Friday’s demonstration drew mixed reactions from the crowd, from thumbs-up to dirty looks and insults.
Leroy Vigil, a Santa Fe resident who went to the Plaza with his daughter to express opposition to the demonstrators, said they could complain all they want — at their own pueblos.
“This is our town,” Vigil said. “It’s not their town. You had your chance, and you lost it. You’re lucky that what happened back East didn’t happen here. We took your gold, and we gave you religion, and we took your women. That’s why you’re Vigil and Martinez and Gonzales and Gallegos.”
Vigil’s adult daughter, Jamie, told the protesters that the Spanish taught natives how to make jewelry, farm and weave.
Jamie Vigil carried a sign that read “You have Spanish surnames,” prompting a retort from an unidentified man in the crowd. “American slaves had their master’s surnames. I don’t think it was necessarily voluntary,” the man told Jamie Vigil. She responded that Native Americans had the option of changing their names.
Members of the Caballeros de Vargas watched in silence with their hands pressed together as if in prayer. Some in the crowd were angered when the shouting continued as members of the Caballeros carried the Marian statue La Conquistadora, which survived the Pueblo Revolt and was returned to the city with de Vargas.
Local activist Gloria Mendoza yelled “Que viva la fiesta” over the protesters’ chants. She said she believed the protest was organized by “outside people” and that Native Americans in the surrounding area don’t share the protesters’ beliefs.
“I didn’t see any Native American that is sitting under the portal come up and join them,” she said, referring to vendors who sell arts and crafts under the Palace of the Governors portal adjacent to the Plaza.
“We’ve opened our doors to everyone, and for a few people to organize a group of Native Americans to come over here and try to change something that’s been going on for hundreds of years is not fair,” she said.
Before the protest, organizers made it clear they weren’t going to be silenced, though they had agreed with police not to use the megaphone during the dramatization.
“Be as loud as you want,” Melanie Yazzie, co-founder of a group called The Red Nation, told protesters. “This is about us staking our claim in the rightful place where Native people, where Pueblo people belong.

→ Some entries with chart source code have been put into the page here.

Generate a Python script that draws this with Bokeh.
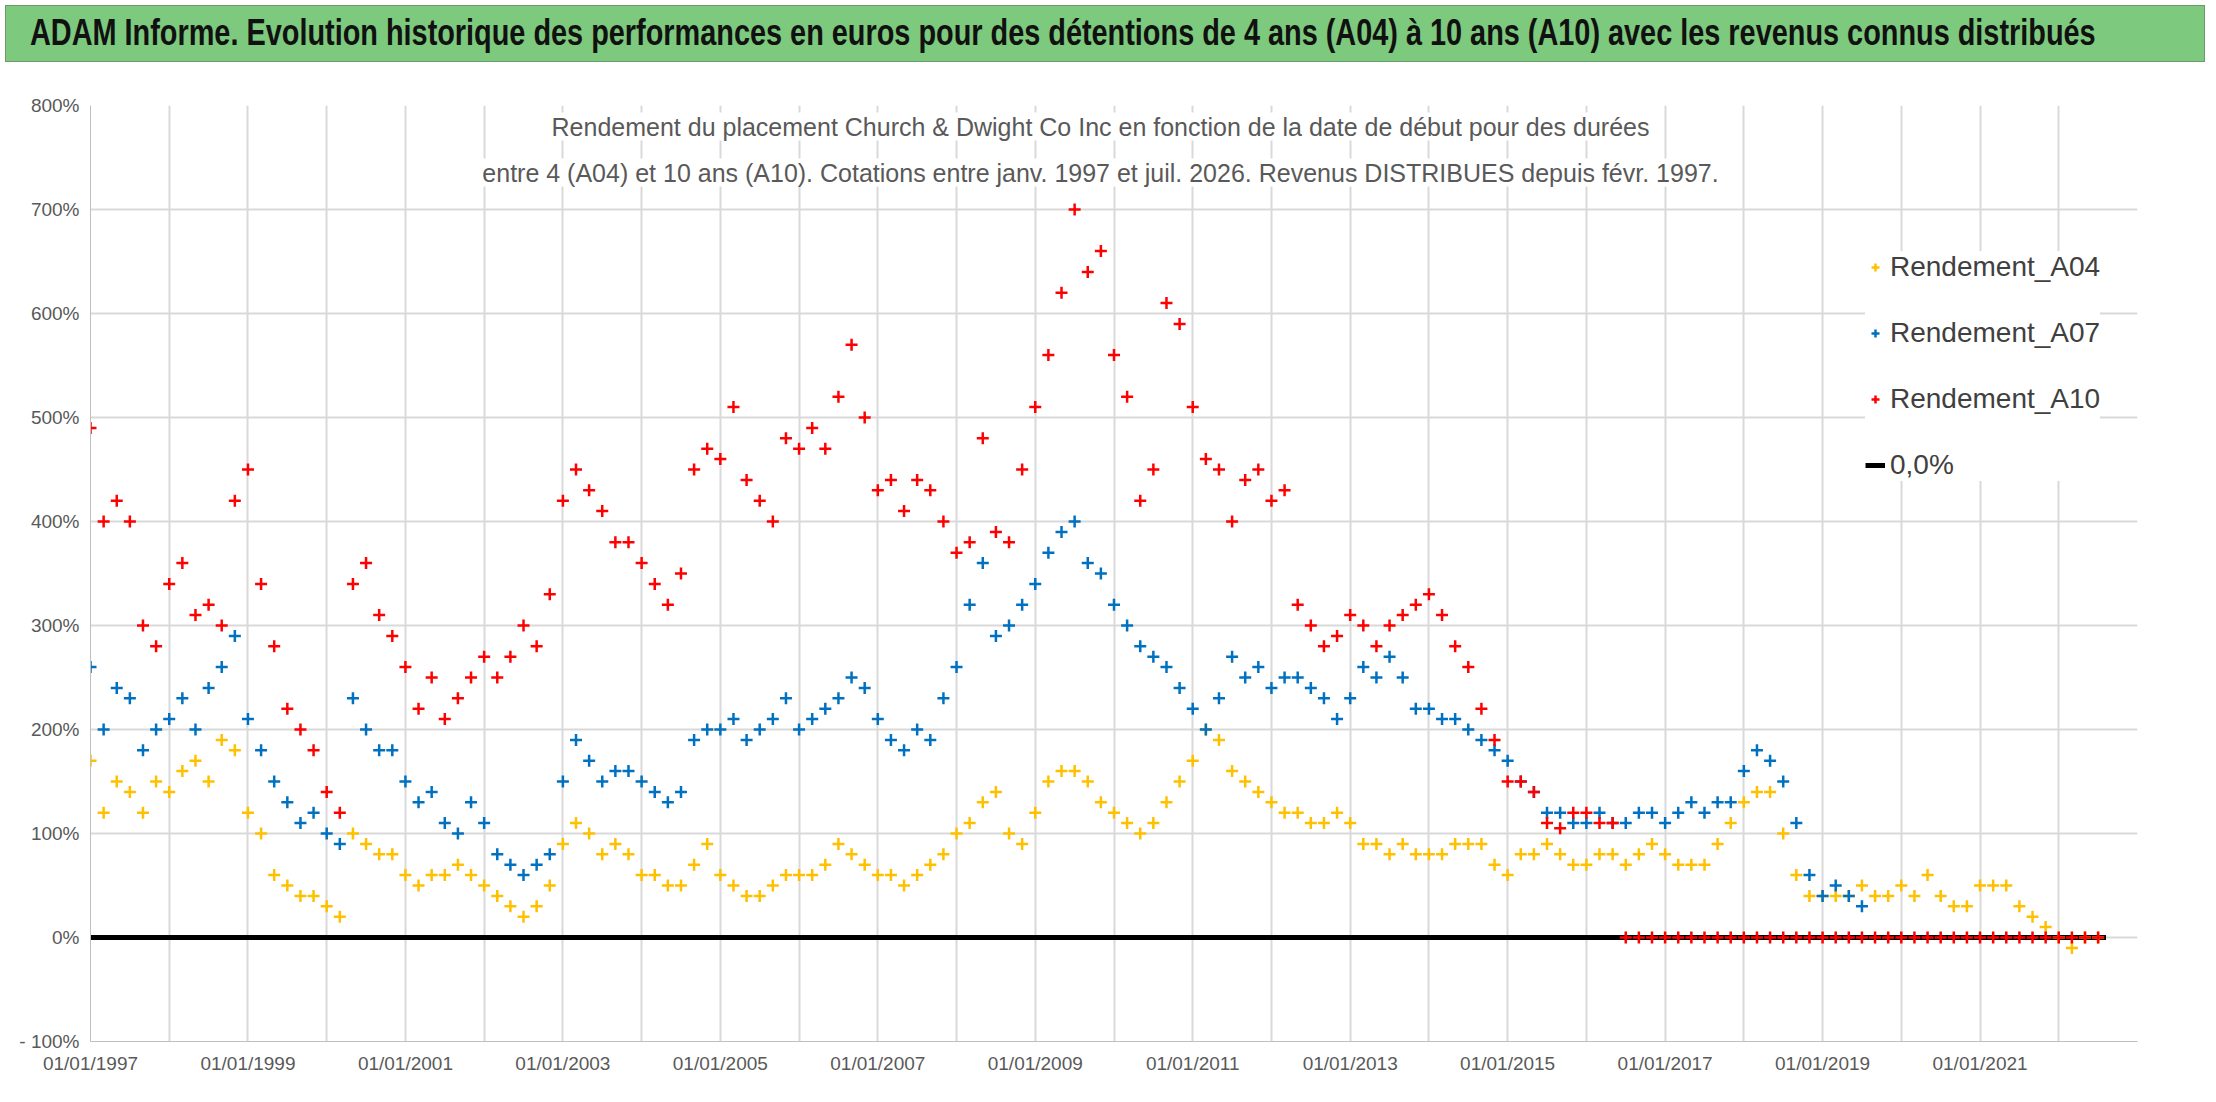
from bokeh.plotting import figure
from bokeh.models import Div, Legend, LegendItem, Label, FixedTicker, Range1d
from bokeh.layouts import column
from bokeh.embed import file_html
from bokeh.resources import INLINE

start_year = 1997.0
step = 1/6  # two-month sampling

a10 = [490,400,420,400,300,280, 340,360,310,320,300,420, 450,340,280,220,200,180,
       140,120,340,360,310,290, 260,220,250,210,230,250, 270,250,270,300,280,330,
       420,450,430,410,380,380, 360,340,320,350,450,470, 460,510,440,420,400,480,
       470,490,470,520,570,500, 430,440,410,440,430,400, 370,380,480,390,380,450,
       510,560,620,700,640,660, 560,520,420,450,610,590, 510,460,450,400,440,450,
       420,430,320,300,280,290, 310,300,280,300,310,320, 330,310,280,260,220,190,
       150,150,140,110,105,120, 120,110,110,
       0,0,0, 0,0,0,0,0,0, 0,0,0,0,0,0, 0,0,0,0,0,0, 0,0,0,0,0,0, 0,0,0,0,0,0, 0,0,0,0]
a07 = [260,200,240,230,180,200, 210,230,200,240,260,290, 210,180,150,130,110,120,
       100,90,230,200,180,180, 150,130,140,110,100,130, 110,80,70,60,70,80,
       150,190,170,150,160,160, 150,140,130,140,190,200, 200,210,190,200,210,230,
       200,210,220,230,250,240, 210,190,180,200,190,230, 260,320,360,290,300,320,
       340,370,390,400,360,350, 320,300,280,270,260,240, 220,200,230,270,250,260,
       240,250,250,240,230,210, 230,260,250,270,250,220, 220,210,210,200,190,180,
       170,150,140,120,120,110, 110,120,110,110,120,120, 110,120,130,120,130,130,
       160,180,170,150,110,60, 40,50,40,30]
a04 = [170,120,150,140,120,150, 140,160,170,150,190,180, 120,100,60,50,40,40,
       30,20,100,90,80,80, 60,50,60,60,70,60, 50,40,30,20,30,50,
       90,110,100,80,90,80, 60,60,50,50,70,90, 60,50,40,40,50,60,
       60,60,70,90,80,70, 60,60,50,60,70,80, 100,110,130,140,100,90,
       120,150,160,160,150,130, 120,110,100,110,130,150, 170,200,190,160,150,140,
       130,120,120,110,110,120, 110,90,90,80,90,80, 80,80,90,90,90,70,
       60,80,80,90,80,70, 70,80,80,70,80,90, 80,70,70,70,90,110,
       130,140,140,100,60,40, 40,40,40,50,40,40, 50,40,60,40,30,30,
       50,50,50,30,20,10, 0,-10,0,0]
zero_line_x = [1997.0, 2022.6]
zero_line_y = [0, 0]

tick_years = list(range(1997, 2024))
label_years = list(range(1997, 2023, 2))
y_ticks = list(range(-100, 801, 100))

FONT = "Liberation Sans"

def xs(vals):
    return [start_year + i*step for i in range(len(vals))]

title = Div(text='<span style="display:inline-block;transform:scaleX(0.78);transform-origin:left center;">ADAM Informe. Evolution historique des performances en euros pour des détentions de 4 ans (A04) à 10 ans (A10) avec les revenus connus distribués</span>',
            width=2200, height=57,
            styles={"background-color": "#7dc97d", "font-family": FONT,
                    "font-weight": "bold", "font-size": "37px", "color": "#111",
                    "text-align": "left", "padding-left": "24px", "line-height": "54px", "box-sizing": "border-box",
                    "border": "1px solid #6a9a6a", "width": "2200px", "white-space": "nowrap",
                    "overflow": "hidden"})

p = figure(width=2200, height=1035, output_backend="svg", toolbar_location=None,
           x_range=Range1d(1997.0, 2023.0), y_range=Range1d(-100, 800),
           min_border_left=90, min_border_right=63, min_border_top=38, min_border_bottom=61)
p.outline_line_color = None
p.xgrid.grid_line_color = "#d9d9d9"
p.ygrid.grid_line_color = "#d9d9d9"
p.xgrid.grid_line_width = 2
p.ygrid.grid_line_width = 2
p.xaxis.ticker = FixedTicker(ticks=tick_years)
p.xaxis.major_label_overrides = {y: (f"01/01/{y}" if y in label_years else "") for y in tick_years}
p.yaxis.ticker = FixedTicker(ticks=y_ticks)
p.yaxis.major_label_overrides = {v: ("- 100%" if v == -100 else f"{v}%") for v in y_ticks}
for ax in (p.xaxis, p.yaxis):
    ax.axis_line_color = "#bfbfbf"
    ax.major_tick_line_color = None
    ax.minor_tick_line_color = None
    ax.major_label_text_font = FONT
    ax.major_label_text_font_size = "19px"
    ax.major_label_text_color = "#595959"

rz = p.line(zero_line_x, zero_line_y, line_width=5, color="black")
r4 = p.scatter(xs(a04), a04, marker="cross", size=12, line_width=2.5, color="#FFC000")
r7 = p.scatter(xs(a07), a07, marker="cross", size=12, line_width=2.5, color="#0070C0")
r10 = p.scatter(xs(a10), a10, marker="cross", size=12, line_width=2.5, color="#FF0000")

sub_lines = ["Rendement du placement Church & Dwight Co Inc en fonction de la date de début pour des durées",
             "entre 4 (A04) et 10 ans (A10). Cotations entre janv. 1997 et juil. 2026. Revenus DISTRIBUES depuis févr. 1997."]
for i, t in enumerate(sub_lines):
    p.add_layout(Label(x=1010, y=915 - i*46, x_units="screen", y_units="screen", text_align="center",
                       text_baseline="middle", text=t, text_font=FONT, text_font_size="25px",
                       text_color="#595959", background_fill_color="white"))

leg = Legend(items=[LegendItem(label="Rendement_A04", renderers=[r4]),
                    LegendItem(label="Rendement_A07", renderers=[r7]),
                    LegendItem(label="Rendement_A10", renderers=[r10]),
                    LegendItem(label="0,0%", renderers=[rz])],
             location=(1775, 560), label_text_font=FONT, label_text_font_size="28px",
             label_text_color="#404040", spacing=34, border_line_color=None, background_fill_color="white",
             background_fill_alpha=1, padding=20)
p.add_layout(leg)

open("out.html", "w").write(file_html(column(title, p, spacing=0), INLINE))
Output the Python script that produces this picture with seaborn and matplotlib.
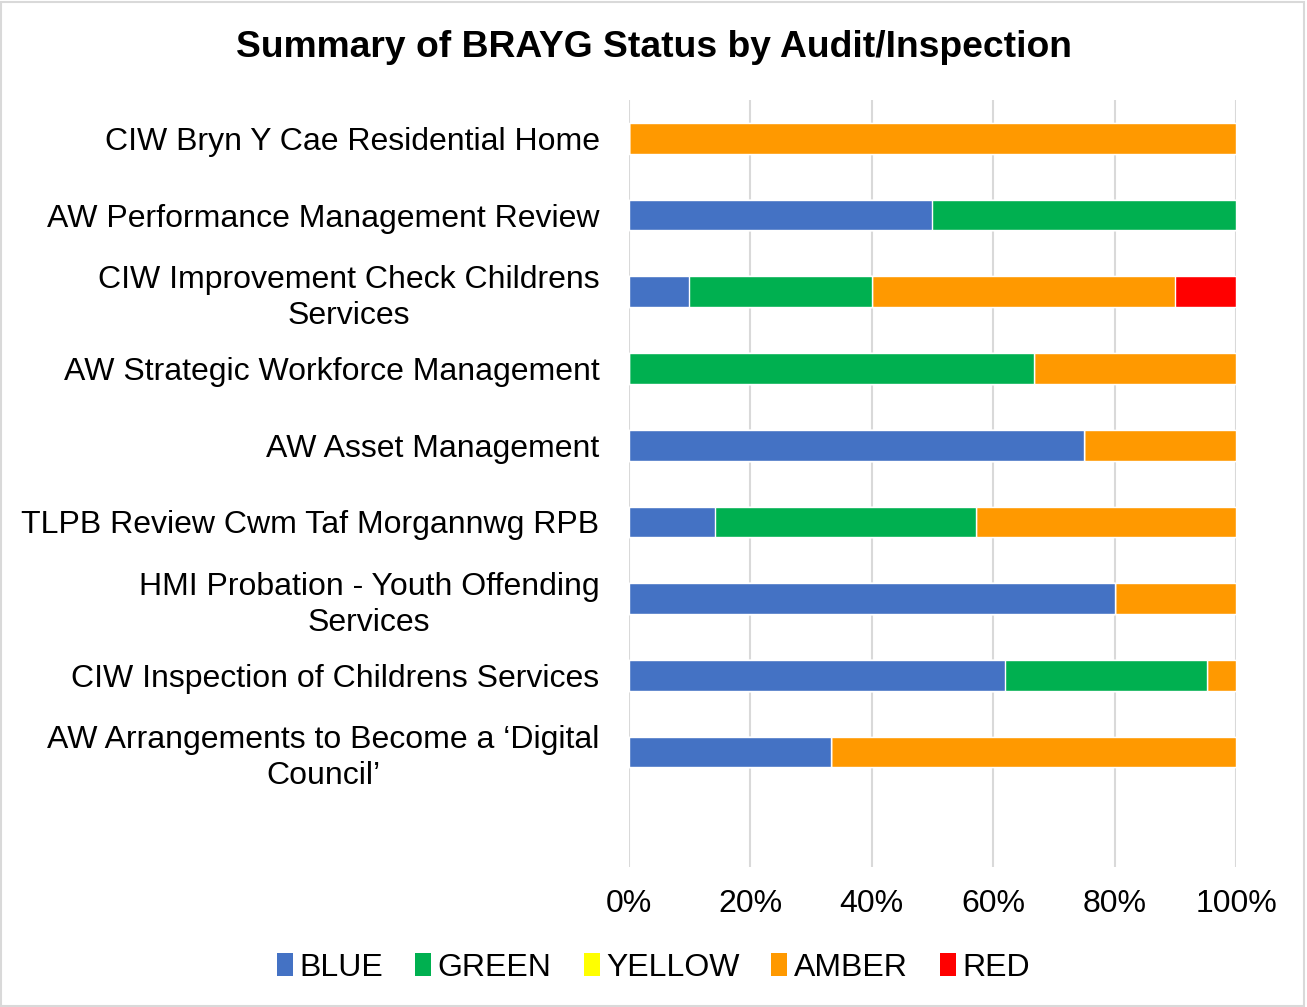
import numpy as np
import pandas as pd
import seaborn as sns
import matplotlib.pyplot as plt
from matplotlib.patches import Patch, Rectangle
from matplotlib.ticker import PercentFormatter

categories = [
    "CIW Bryn Y Cae Residential Home",
    "AW Performance Management Review",
    "CIW Improvement Check Childrens\nServices",
    "AW Strategic Workforce Management",
    "AW Asset Management",
    "TLPB Review Cwm Taf Morgannwg RPB",
    "HMI Probation - Youth Offending\nServices",
    "CIW Inspection of Childrens Services",
    "AW Arrangements to Become a \u2018Digital\nCouncil\u2019",
]
# counts of recommendations per status
blue = [0, 1, 1, 0, 3, 1, 4, 13, 1]
green = [0, 1, 3, 2, 0, 3, 0, 7, 0]
yellow = [0, 0, 0, 0, 0, 0, 0, 0, 0]
amber = [1, 0, 5, 1, 1, 3, 1, 1, 2]
red = [0, 0, 1, 0, 0, 0, 0, 0, 0]

statuses = ["BLUE", "GREEN", "YELLOW", "AMBER", "RED"]
colors = ["#4472C4", "#00B050", "#FFFF00", "#FF9900", "#FF0000"]

df = pd.DataFrame({"BLUE": blue, "GREEN": green, "YELLOW": yellow,
                   "AMBER": amber, "RED": red}, index=categories)
share = df.div(df.sum(axis=1), axis=0) * 100
cum = share.cumsum(axis=1)

sns.set_theme(style="white")
plt.rcParams["font.family"] = ["Liberation Sans", "DejaVu Sans"]
plt.rcParams["text.color"] = "black"
plt.rcParams["xtick.color"] = "black"
plt.rcParams["ytick.color"] = "black"

fig = plt.figure(figsize=(13.07, 10.07), dpi=100)
ax = fig.add_axes([0.481, 0.139, 0.4647, 0.7617])

# overlay cumulative bars, longest first
for status, col in reversed(list(zip(statuses, colors))):
    sns.barplot(x=cum[status].values, y=list(range(len(categories))), orient="h",
                color=col, saturation=1, width=0.4, edgecolor="white", linewidth=1,
                ax=ax, native_scale=True)

ax.set_xlim(0, 100)
ax.set_ylim(9.5, -0.5)
ax.set_xticks(np.arange(0, 101, 20))
ax.xaxis.set_major_formatter(PercentFormatter(decimals=0))
ax.set_yticks(range(len(categories)))
ax.set_yticklabels(categories, multialignment="center", linespacing=1.25)
ax.tick_params(axis="y", labelsize=23, pad=21, length=0)
ax.tick_params(axis="x", labelsize=23, pad=16, length=0)
ax.xaxis.grid(True, color="#D9D9D9", linewidth=1.5)
ax.set_axisbelow(True)
for s in ax.spines.values():
    s.set_visible(False)
ax.set_xlabel("")
ax.set_ylabel("")

fig.suptitle("Summary of BRAYG Status by Audit/Inspection", fontsize=26.8,
             fontweight="bold", x=0.5, y=0.97)

handles = [Patch(facecolor=c, edgecolor="none") for c in colors]
fig.legend(handles, statuses, loc="center", bbox_to_anchor=(0.5, 0.039), ncol=5,
           frameon=False, fontsize=23, handlelength=0.5, handleheight=0.7,
           handletextpad=0.2, columnspacing=1.0)

fig.patches.append(Rectangle((0.001, 0.001), 0.997, 0.997, transform=fig.transFigure,
                             fill=False, edgecolor="#D9D9D9", linewidth=1.5))

fig.savefig("out.png", dpi=100, facecolor="white")
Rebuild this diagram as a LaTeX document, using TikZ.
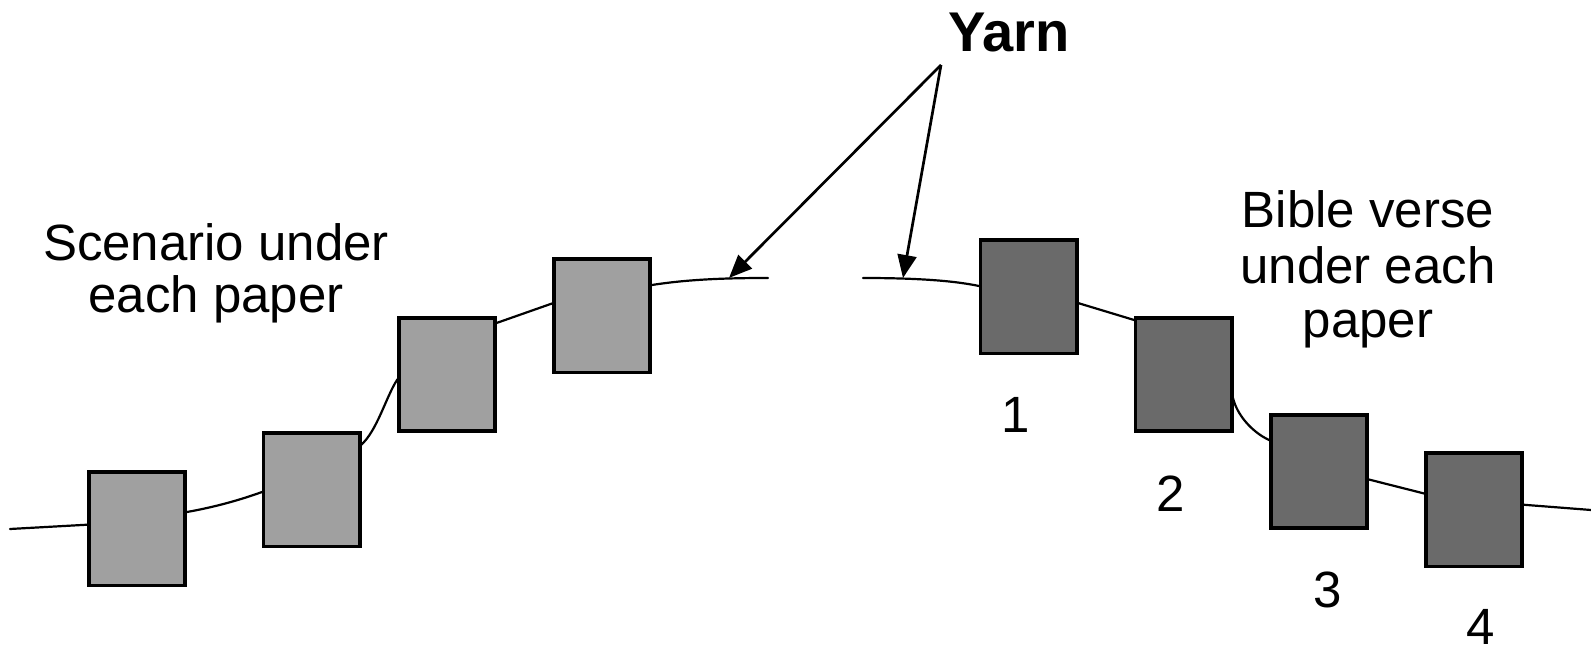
\documentclass[tikz,border=0pt]{standalone}
\usepackage{fontspec}
\setmainfont{Liberation Sans}
\usetikzlibrary{arrows.meta}
\definecolor{paperL}{RGB}{160,160,160}
\definecolor{paperR}{RGB}{106,106,106}
\begin{document}
\begin{tikzpicture}[x=0.5pt,y=-0.5pt,
  paper/.style={draw=black, line width=1.9pt, minimum width=48.1pt, minimum height=56.6pt, inner sep=0pt},
  lpaper/.style={paper, fill=paperL},
  rpaper/.style={paper, fill=paperR},
  yarn/.style={line width=1.1pt, line cap=round},
  pointer/.style={line width=1.35pt, -{Triangle[length=11.5pt,width=9.5pt]}},
  lbl/.style={anchor=base, inner sep=0pt, font=\fontsize{25.5}{30}\selectfont},
  title/.style={anchor=base, inner sep=0pt, font=\fontsize{28}{33}\selectfont\bfseries}]
\useasboundingbox (0,0) rectangle (1591,651);
% yarn (drawn first, boxes cover it)
\draw[yarn] (10,529) -- (100,524);
\draw[yarn] (175,514) -- (187,512) .. controls (215,507) and (240,500) .. (262,492) -- (272,489);
\draw[yarn] (350,455) -- (361,445) .. controls (377,431) and (386,397) .. (397,380) -- (405,372);
\draw[yarn] (488,326) -- (562,300);
\draw[yarn] (642,287) -- (652,285) .. controls (690,279) and (730,278) .. (768,278);
\draw[yarn] (863,278) .. controls (920,278) and (955,281) .. (979,286) -- (990,288);
\draw[yarn] (1068,300) -- (1144,323);
\draw[yarn] (1225,385) -- (1233,398) .. controls (1237,415) and (1252,432) .. (1269,440) -- (1278,445);
\draw[yarn] (1359,477) -- (1434,496);
\draw[yarn] (1514,504) -- (1591,510);
% papers
\node[lpaper] (L1) at (137,529) {};
\node[lpaper] (L2) at (311.5,490) {};
\node[lpaper] (L3) at (447,374.5) {};
\node[lpaper] (L4) at (602,316) {};
\node[rpaper] (R1) at (1028.5,297) {};
\node[rpaper] (R2) at (1183.5,374.5) {};
\node[rpaper] (R3) at (1319,471.5) {};
\node[rpaper] (R4) at (1474,510) {};
% labels
\node[title] (yarnlbl) at (1009,52) {Yarn};
\node[lbl] (sc1) at (216,261) {Scenario under};
\node[lbl] (sc2) at (216,313) {each paper};
\node[lbl] (bv1) at (1368,228) {Bible verse};
\node[lbl] (bv2) at (1368,284) {under each};
\node[lbl] (bv3) at (1368,338) {paper};
\node[lbl] (n1) at (1016,433) {1};
\node[lbl] (n2) at (1171,512) {2};
\node[lbl] (n3) at (1328,608) {3};
\node[lbl] (n4) at (1481,645) {4};
% pointers
\coordinate (src) at (941,65);
\coordinate (tipL) at (729,278);
\coordinate (tipR) at (903,278);
\draw[pointer] (src) -- (tipL);
\draw[pointer] (src) -- (tipR);
\end{tikzpicture}
\end{document}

This is where they came from.”
Police, who had reached out to the protesters in the days before the event, designated a corner of the Plaza for the demonstration.
But protesters said they were exercising their constitutional rights.
Elena Ortiz, an Ohkay Owingeh Pueblo member who has written two widely read opinion pieces criticizing the Entrada, called Santa Fe “Indian land.”
“We are going to claim it today whether they like it or not,” she said. “We can do it peacefully — and we have every intention of doing it peacefully — but we are not going to stop. They’re not going to put us in a corner.”
Yazzie, a Navajo from Arizona, echoed the sentiment.
“We can go wherever we want, especially the Native people who are in this contingent, especially the Pueblo people, so be strong,” she said. “We’re not doing anything wrong. We came here to enact justice, but we’re doing it in the most peaceful, respectful way. In many ways, they don’t deserve the kind of respect we’re giving them, but we’re doing it anyway.”
Eric Martinez, who was born and raised in Santa Fe, said he found the protest disrespectful. “No one can just be peaceful and have a good time,” he said.
Rosina Martinez, 77, who has been going to Fiesta events since she was a young girl, dismissed the protesters, saying they were simply trying to ruin a familial tradition. She said the Fiesta de Santa Fe is a religious celebration that doesn’t disrespect Native Americans but includes them.
“They’re our brothers and sisters,” she said.
Uriel J. Garcia contributed to this report.